In luismurao/ntbox: From Getting Biodiversity Data to Evaluating Species Distribution Models in a Friendly GUI Environment

knitr::opts_chunk$set(
  collapse = TRUE,
  comment = "#>"
)
options(rmarkdown.html_vignette.check_title = FALSE)

library(ntbox)

We demonstrate the use of the model selection protocol implemented in ntbox by using occurrence data for the giant hummingbird (Patagona gigas). The occurrence records and the modeling layers are available in the ntbox package (if you haven't installed it go to this link where you will find the installation notes for each of the operating systems).

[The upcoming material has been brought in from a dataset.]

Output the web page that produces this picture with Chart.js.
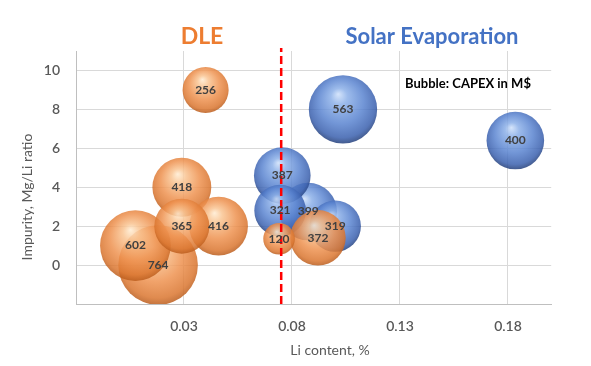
<!DOCTYPE html>
<html>
<head>
<meta charset="utf-8">
<script src="https://cdn.jsdelivr.net/npm/chart.js@4"></script>
<style>
  html, body { margin: 0; padding: 0; background: #fff; }
  #wrap { width: 591px; height: 366px; }
</style>
</head>
<body>
<div id="wrap"><canvas id="bubbleChart" width="591" height="366"></canvas></div>
<script>
// DLE projects: Li content (%), Mg/Li ratio, CAPEX (M$)
const dleLi = [0.018, 0.0075, 0.029, 0.046, 0.092, 0.029, 0.040, 0.074];
const dleMgLi = [0, 1, 4, 2, 1.4, 2, 9, 1.35];
const dleCapex = [764, 602, 418, 416, 372, 365, 256, 120];

// Solar evaporation projects
const solarLi = [0.1036, 0.1834, 0.0875, 0.0755, 0.0745, 0.100];
const solarMgLi = [8, 6.4, 2.75, 4.6, 2.8, 2.0];
const solarCapex = [563, 400, 399, 387, 321, 319];

const xTicks = [-0.02, 0.03, 0.08, 0.13, 0.18];
const yTicks = [-2, 0, 2, 4, 6, 8, 10];
const splitLi = 0.075;

document.addEventListener('DOMContentLoaded', () => {

  const bubbleScale = 1.44;
  const toPoints = (xs, ys, caps) => xs.map((x, i) => ({
      x: x, y: ys[i], r: bubbleScale * Math.sqrt(caps[i]), capex: caps[i]
  }));

  const sphere = (stops, flat) => context => {
      const chart = context.chart;
      const raw = context.raw;
      if (!raw || !chart.chartArea) return flat;
      const cx = chart.scales.x.getPixelForValue(raw.x);
      const cy = chart.scales.y.getPixelForValue(raw.y);
      const r = raw.r;
      const g = chart.ctx.createRadialGradient(cx - r * 0.14, cy - r * 0.45, 0, cx, cy - r * 0.1, r * 1.1);
      stops.forEach(s => g.addColorStop(s[0], s[1]));
      return g;
  };

  const orangeStops = [
      [0, 'rgba(255,236,210,0.85)'], [0.22, 'rgba(249,196,146,0.85)'],
      [0.6, 'rgba(238,146,80,0.85)'], [0.88, 'rgba(218,118,48,0.85)'], [1, 'rgba(186,92,28,0.85)']
  ];
  const blueStops = [
      [0, 'rgba(206,224,250,0.85)'], [0.22, 'rgba(140,176,232,0.85)'],
      [0.6, 'rgba(90,132,208,0.85)'], [0.88, 'rgba(58,96,174,0.85)'], [1, 'rgba(34,62,122,0.85)']
  ];

  const overlay = {
      id: 'overlay',
      afterDatasetsDraw(chart) {
          const c = chart.ctx;
          c.save();
          c.textAlign = 'center';
          c.textBaseline = 'middle';
          c.fillStyle = '#404040';
          c.font = 'bold 12px Lato';
          [0, 1].forEach(di => {
              chart.getDatasetMeta(di).data.forEach((el, i) => {
                  c.fillText(chart.data.datasets[di].data[i].capex, el.x, el.y);
              });
          });
          c.restore();
      },
      afterDraw(chart) {
          const c = chart.ctx;
          c.save();
          c.textAlign = 'center';
          c.textBaseline = 'middle';
          c.font = 'bold 23px Lato';
          c.fillStyle = '#ED7D31';
          c.fillText('DLE', 202, 37);
          c.font = 'bold 22px Lato';
          c.fillStyle = '#4472C4';
          c.fillText('Solar Evaporation', 432, 37);
          c.font = 'bold 13px Lato';
          c.fillStyle = '#000000';
          c.fillText('Bubble: CAPEX in M$', 468, 84);
          c.font = '14px Lato';
          c.fillStyle = '#595959';
          c.fillText('Li content, %', 330, 350);
          c.translate(27, 197);
          c.rotate(-Math.PI / 2);
          c.fillText('Impurity, Mg/Li ratio', 0, 0);
          c.restore();
      }
  };

  const ctx = document.getElementById('bubbleChart').getContext('2d');
  const bubbleChart = new Chart(ctx, {
      type: 'bubble',
      data: {
          datasets: [{
              label: 'Solar Evaporation',
              data: toPoints(solarLi, solarMgLi, solarCapex),
              backgroundColor: sphere(blueStops, '#4472C4'),
              borderWidth: 0,
              order: 3
          }, {
              label: 'DLE',
              data: toPoints(dleLi, dleMgLi, dleCapex),
              backgroundColor: sphere(orangeStops, '#ED7D31'),
              borderWidth: 0,
              order: 2
          }, {
              type: 'line',
              label: 'split',
              data: [{ x: splitLi, y: -2 }, { x: splitLi, y: 11.15 }],
              borderColor: '#FF0000',
              borderWidth: 2.5,
              borderDash: [8, 4],
              pointRadius: 0,
              fill: false,
              clip: false,
              order: 1
          }]
      },
      options: {
          responsive: false,
          animation: false,
          events: [],
          layout: { padding: { top: 51, right: 27, left: 0, bottom: 0 } },
          plugins: {
              legend: { display: false },
              tooltip: { enabled: false }
          },
          scales: {
              x: {
                  type: 'linear',
                  min: -0.02,
                  max: 0.2,
                  afterBuildTicks: axis => { axis.ticks = xTicks.map(v => ({ value: v })); },
                  afterFit: axis => { axis.height = 62; },
                  ticks: {
                      padding: 14,
                      color: '#595959',
                      font: { family: 'Lato', size: 14, weight: '600' },
                      callback: v => v < 0 ? '' : v.toFixed(2)
                  },
                  grid: { color: '#d9d9d9', lineWidth: 1, drawTicks: false },
                  border: { color: '#bfbfbf', width: 1 }
              },
              y: {
                  type: 'linear',
                  min: -2,
                  max: 11,
                  afterBuildTicks: axis => { axis.ticks = yTicks.map(v => ({ value: v })); },
                  afterFit: axis => { axis.width = 76; },
                  ticks: {
                      padding: 16,
                      color: '#595959',
                      font: { family: 'Lato', size: 14, weight: '600' },
                      callback: v => v < 0 ? '' : v
                  },
                  grid: { color: '#d9d9d9', lineWidth: 1, drawTicks: false },
                  border: { color: '#bfbfbf', width: 1 }
              }
          }
      },
      plugins: [overlay]
  });
});
</script>
</body>
</html>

Fig. 1 *Patagona gigas* taken from wikimedia

The R packages

Let's load the R packages that we are going to use in our session

library(ntbox)
library(raster)
library(rgl)
library(stringr)
set.seed(111)

Loading the occurrence data

With the following commands, you can load into your R session the geographic records

# Occurrence data for the giant hummingbird (Patagona gigas)
pg <- utils::read.csv(system.file("extdata/p_gigas.csv",
                                  package = "ntbox"))

head(pg)

As you can see in the table there are 4 columns: "species", "longitude" and "latitude" and "type" (with train or test as factors). The data points with the train labels are going to be used for model calibration and the test points will be used for selection.

Bioclimatic layers

Let's load the environmental information and display it

# Bioclimatic layers path
wcpath <- list.files(system.file("extdata/bios",
                                package = "ntbox"),
                    pattern = ".tif$",full.names = TRUE)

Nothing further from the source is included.